§ What this task involves
Look through the listing and locate every line containing the word "with"; copy those lines.

§ Material provided
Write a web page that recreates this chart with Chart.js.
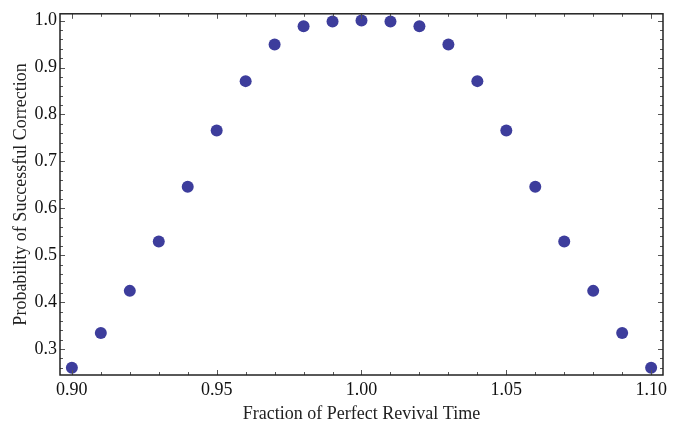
<!DOCTYPE html>
<html>
<head>
<meta charset="utf-8">
<script src="https://cdn.jsdelivr.net/npm/chart.js@4"></script>
<style>
  html, body { margin: 0; padding: 0; background: #fff; }
  #wrap { width: 692px; height: 429px; }
</style>
</head>
<body>
<div id="wrap"><canvas id="scatterChart"></canvas></div>
<script>
// fraction of perfect revival time
const fractions = [0.90, 0.91, 0.92, 0.93, 0.94, 0.95, 0.96, 0.97, 0.98, 0.99, 1.00,
                   1.01, 1.02, 1.03, 1.04, 1.05, 1.06, 1.07, 1.08, 1.09, 1.10];
// probability of successful correction
const probabilities = [0.260, 0.334, 0.424, 0.529, 0.646, 0.766, 0.871, 0.949, 0.988, 0.998, 1.000,
                       0.998, 0.988, 0.949, 0.871, 0.766, 0.646, 0.529, 0.424, 0.334, 0.260];
const xTicks = [0.90, 0.95, 1.00, 1.05, 1.10];
const yTicks = [0.3, 0.4, 0.5, 0.6, 0.7, 0.8, 0.9, 1.0];

const serif = "'Liberation Serif', 'Times New Roman', serif";

// Mathematica style frame with inward ticks on all four sides
const frameTicks = {
	id: 'frameTicks',
	afterDatasetsDraw(chart) {
		const ctx = chart.ctx;
		const a = chart.chartArea;
		const xs = chart.scales.x;
		const ys = chart.scales.y;
		ctx.save();
		ctx.strokeStyle = '#555';
		ctx.lineWidth = 1;
		ctx.beginPath();
		// x minor every 0.01, major every 0.05
		for (let i = 90; i <= 110; i++) {
			const px = Math.round(xs.getPixelForValue(i / 100)) + 0.5;
			const len = (i % 5 === 0) ? 5 : 3;
			ctx.moveTo(px, a.bottom); ctx.lineTo(px, a.bottom - len);
			ctx.moveTo(px, a.top); ctx.lineTo(px, a.top + len);
		}
		// y minor every 0.02, major every 0.1
		for (let i = 13; i <= 50; i++) {
			const v = i / 50;
			if (v < ys.min || v > ys.max) continue;
			const py = Math.round(ys.getPixelForValue(v)) + 0.5;
			const len = (i % 5 === 0) ? 5 : 3;
			ctx.moveTo(a.left, py); ctx.lineTo(a.left + len, py);
			ctx.moveTo(a.right, py); ctx.lineTo(a.right - len, py);
		}
		ctx.stroke();
		ctx.strokeStyle = '#222';
		ctx.lineWidth = 1.5;
		ctx.strokeRect(a.left, a.top, a.right - a.left, a.bottom - a.top);
		ctx.restore();
	}
};

const ctx = document.getElementById('scatterChart').getContext('2d');
const scatterChart = new Chart(ctx, {
	type: 'scatter',
	data: {
		datasets: [{
			data: fractions.map((f, i) => ({ x: f, y: probabilities[i] })),
			backgroundColor: '#3d3d9c',
			borderColor: '#3d3d9c',
			borderWidth: 0,
			pointRadius: 6,
			pointHoverRadius: 6
		}]
	},
	options: {
		responsive: true,
		maintainAspectRatio: false,
		animation: false,
		events: [],
		layout: { padding: { top: 3, right: 29, left: 0, bottom: 4 } },
		plugins: { legend: { display: false }, tooltip: { enabled: false } },
		scales: {
			x: {
				type: 'linear',
				min: 0.8959,
				max: 1.1041,
				afterBuildTicks: (scale) => { scale.ticks = xTicks.map(v => ({ value: v })); },
				afterFit: (scale) => { scale.height = 50; },
				grid: { display: false, drawTicks: false, tickLength: 0 },
				border: { display: false },
				ticks: {
					color: '#111',
					font: { family: serif, size: 18 },
					padding: 4,
					maxRotation: 0,
					autoSkip: false,
					callback: (v) => v.toFixed(2)
				},
				title: {
					display: true,
					text: 'Fraction of Perfect Revival Time',
					color: '#222',
					font: { family: serif, size: 18 },
					padding: { top: 0, bottom: 0 }
				}
			},
			y: {
				type: 'linear',
				min: 0.2447,
				max: 1.0145,
				afterBuildTicks: (scale) => { scale.ticks = yTicks.map(v => ({ value: v })); },
				afterFit: (scale) => { scale.width = 60; },
				grid: { display: false, drawTicks: false, tickLength: 0 },
				border: { display: false },
				ticks: {
					color: '#111',
					font: { family: serif, size: 18 },
					padding: 3,
					autoSkip: false,
					callback: (v) => v.toFixed(1)
				},
				title: {
					display: true,
					text: 'Probability of Successful Correction',
					color: '#222',
					font: { family: serif, size: 18 },
					padding: { top: 10, bottom: 0 }
				}
			}
		}
	},
	plugins: [frameTicks]
});
</script>
</body>
</html>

§ Correct response
Write a web page that recreates this chart with Chart.js.
// Mathematica style frame with inward ticks on all four sides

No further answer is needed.